ByrnesMedia

GETTING THE FREQUENCY

Grant Robertson – Globe and Mail

Since the inception of satellite radio, consumers have been forced to choose between two competing networks, XM Satellite Radio Holdings Inc. and Sirius Satellite Radio Inc., depending on the kind of hardware they buy.

 

But new documents show the rival companies have designed a receiver capable of carrying both services — a development that could significantly alter the competitive landscape of the emerging industry.

 

However, despite spending more than $5-million (U.S.) on the project, XM and Sirius have no plans to let consumers in Canada or the U.S. get their hands on the devices.

 

Though the broadcast licences granted in the United States call for the development of compatible technology to give consumers more flexibility, a loophole only requires the companies to design the radios — they don't actually need to make or sell them.

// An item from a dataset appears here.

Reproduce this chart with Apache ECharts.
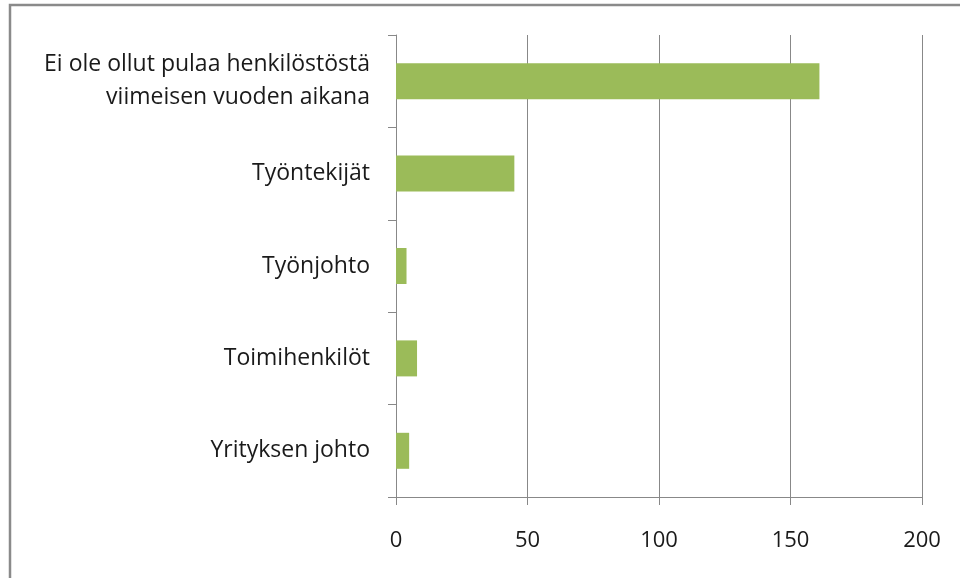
<!DOCTYPE html>
<html>
<head>
<meta charset="utf-8">
<script src="https://cdn.jsdelivr.net/npm/echarts@6/dist/echarts.min.js"></script>
<style>
  html, body { margin: 0; padding: 0; background: #fff; }
  #chart { width: 960px; height: 578px; }
</style>
</head>
<body>
<div id="chart"></div>
<script>
// kategoriat ylhäältä alas
const categories = [
  'Ei ole ollut pulaa henkilöstöstä\nviimeisen vuoden aikana',
  'Työntekijät',
  'Työnjohto',
  'Toimihenkilöt',
  'Yrityksen johto'
]
const values = [161, 45, 4, 8, 5]
const xTicks = [0, 50, 100, 150, 200]

const chart = echarts.init(document.getElementById('chart'))

const lineColor = '#888888'
const font = '"Open Sans", sans-serif'

chart.setOption({
  animation: false,
  backgroundColor: '#fff',
  // ulkoreunus (vain vasen ja ylä näkyvät)
  graphic: [
    {
      type: 'rect',
      shape: { x: 10, y: 5, width: 1000, height: 700 },
      style: { fill: 'none', stroke: '#8a8a8a', lineWidth: 2.5 }
    }
  ],
  grid: { left: 396, right: 38, top: 35, bottom: 81, containLabel: false },
  xAxis: {
    type: 'value',
    min: xTicks[0],
    max: xTicks[xTicks.length - 1],
    interval: 50,
    axisLine: { show: true, lineStyle: { color: lineColor, width: 1 } },
    axisTick: { show: true, length: 8, lineStyle: { color: lineColor } },
    splitLine: { show: true, lineStyle: { color: lineColor, width: 1 } },
    axisLabel: { color: '#1a1a1a', fontSize: 22, fontFamily: font, margin: 33 }
  },
  yAxis: {
    type: 'category',
    inverse: true,
    data: categories,
    axisLine: { show: true, lineStyle: { color: lineColor, width: 1 } },
    axisTick: { show: true, length: 8, lineStyle: { color: lineColor } },
    axisLabel: {
      color: '#1a1a1a', fontSize: 23, fontFamily: font, margin: 26,
      lineHeight: 33, align: 'right'
    }
  },
  series: [{
    type: 'bar',
    data: values,
    barWidth: 36,
    itemStyle: { color: '#9bbb59' }
  }]
})
</script>
</body>
</html>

In Canada, the decision is being left up to the industry.

 

Since neither company has much incentive to introduce new radios that would make it easier for consumers who pay a monthly fee to jump to the competing service, the blueprints are likely to be shelved.

 

“We signed an agreement with XM Radio ... to develop a unified standard for satellite radios,” say documents filed by Sirius to the Securities and Exchange Commission.

 

“In 2005, we substantially completed the design of a radio capable of receiving both services.”

 

Despite the revelation, a spokesman for Sirius said the companies have no intention to take the matter further in the U.S., while XM said in an e-mailed statement there are no plans to bring the dual-service receivers to market in Canada.

 

The development has angered consumer advocates who say the companies are flouting the U.S. Federal Communications Commission licence requirements to avoid having to open their industry to increased competition. Washington, D.C.-based XM and New York-based Sirius have a duopoly in the U.S. satellite radio market, as do their affiliates in Canada.

 

Consumers are required to buy a receiver from either company to get access to the service. If customers want to switch networks, they must buy another receiver with a price tag of roughly $50 to $400.

 

That structure contributes to a very low churn rate in satellite radio — the percentage of people who cancel their monthly subscriptions — compared with industries such as the wireless sector, where cellphones are transferable across networks.

 

Harold Feld, a senior vice-president of the U.S. Media Access Project, a group of lawyers that represents consumers at FCC hearings, accused the industry of trying to stifle competition.

 

“The idea of interoperability is to encourage competition between the pay services,” Mr. Feld said. “Without it, nobody's ever going to switch, which is of course why the companies don't want to bring it to market because there's not that much in it for them.”

 

The FCC is looking into the matter in the U.S. However, officials would not comment. A source close to the situation said the commission originally didn't envisage the companies would react as they have. In Canada, regulators did not make dual-service receivers a requirement of the licences issued last year.

 

Sirius spokesman Jim Collins said the partnership between Sirius and XM was prompted solely by the FCC requirements. Otherwise, the companies would not have pursued the joint venture.

 

Both companies operate separate networks of distinctive channels and have been battling each other for market share in the U.S., where satellite radio launched five years ago, and in Canada, where it began in December.

 

“We basically worked on this as a result of the FCC asking us to do so. Would it have been something to approach had the FCC not required it? Most likely not,” Mr. Collins said. “There wouldn't have been any real impetus for it.”

 

Mr. Collins said there is no reason for Sirius to introduce the dual-service radios in Canada, a move that would likely shake up the business models of each company less than five months into their existence. Similarly, XM Canada said federal regulations do not require such competition and that it has no intention to pursue it.

 

“This idea has floated around for five years and neither company has any plans to implement interoperability and no timeline for doing so,” XM Canada said in an e-mail.

 

Observers have said the advent of such technology could pose a threat to both companies, forcing them to lower their prices or market their services more aggressively to retain customers.

 

However, Mr. Collins said the dual-service receivers may be costly to manufacture and the industry isn't convinced consumers will pay.

 

“If these things do in fact get built, there still is a question as to what the cost will be, which at this point we can't speculate,” Mr. Collins said. “There was no timeline set [by the FCC to develop the radios] other than the fact they wanted both companies to make a concerted effort.”

 

The FCC has opened a proceeding into the matter. Mr. Feld said the decision shouldn't be left up to the companies.

 

“The argument that the companies are putting forward — that all they have to do is design the radios, they don't have to make them — is nonsense,” Mr. Feld said. “It clearly undermines the commission's intent when it granted the licence.”